Nas redes sociais, a jogadora de handebol Jéssica Quintino, mãe de Zion, também falou sobre o tempo que passa longe do filho devido às viagens. “Você nem entende tudo isso que vivemos, porém ‘aceita’ que a mamãe vive ausente em muitos momentos importantes e especiais para ir para o trabalho”, escreveu a jogadora.

Vídeo: Reprodução Instagram

Motivação dentro e fora de quadra

Fora das Olimpíadas de Londres, em 2012, Carol Solberg decidiu que era o momento de viver outro sonho: ser mãe. Filha de mãe atleta, Carol tem dois filhos, José e Salvador. Em entrevista ao jornal O Globo, a jogadora de vôlei destacou que terá a torcida dos filhos em Paris, que compartilham sua paixão de perto.

“Disputar uma Olimpíada com filhos grandes é especial. Eles participaram da corrida, José correu o Circuito Mundial por dois anos quando era pequenininho. Sabem da importância para mim, sabem que amo jogar vôlei”, apontou Carol.

A skatista Gabi Mazetto ficou fora das Olimpíadas de Tóquio, em 2021, devido à gestação de sua filha Liz. Em Paris, a skatista realizou o sonho de ser uma atleta olímpica. Motivada a ir em busca da medalha, Gabi ressaltou que a motivação também é por sua filha. “Agora eu tenho mais garra. Eu não quero fazer só por mim, mas pela minha família, pela minha filha”, disse em um trecho do documentário A Volta da Fênix.

Incentivos

Para que mais atletas sejam mães e para que mais mães continuem a ser atletas, a doutora em Educação Física Maria Thereza Oliveira Souza vê a necessidade de criar estratégias e medidas que desmistifiquem o relacionamento entre a maternidade e o esporte. “Acredito que o caminho é criar alternativas de acompanhamento dos parceiros ou parceiras para as competições, para que essas mulheres percebam que ter filhos durante a fase esportiva de suas vidas é possível”, apontou.

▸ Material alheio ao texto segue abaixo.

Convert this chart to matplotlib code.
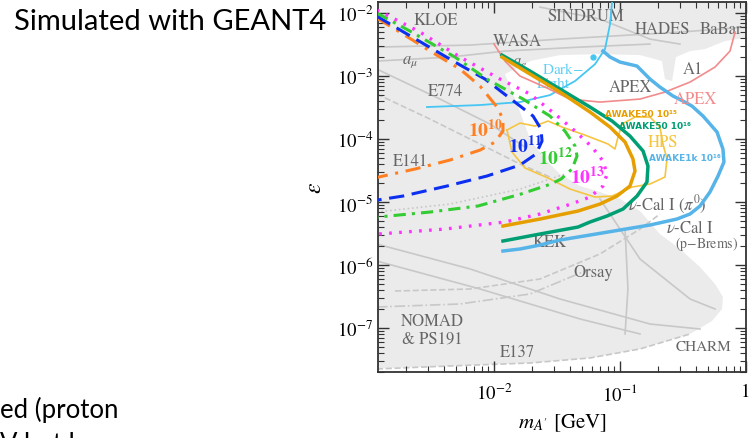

De acordo com a especialista, a legislação esportiva deve prever regras para essa fase da vida das mulheres. Uma das iniciativas de destaque é a mudança no programa Bolsa Atleta, que passou a permitir que as atletas continuem a receber o valor da bolsa durante a gravidez e no período de seis meses após o nascimento da criança. A mudança, disposta na Lei nº 14.614, sancionada em 2023, também prevê que as mães atletas gestantes ou puérperas tenham prioridade para a renovação da bolsa.

No entanto, ela ainda destaca que também é fundamental exigir a manutenção dos contratos por parte dos clubes profissionais com as atletas mães por mais uma temporada além da gestação. A doutora destaca que, dessa forma, elas terão condições adequadas para voltar ao seu nível técnico e físico com tranquilidade.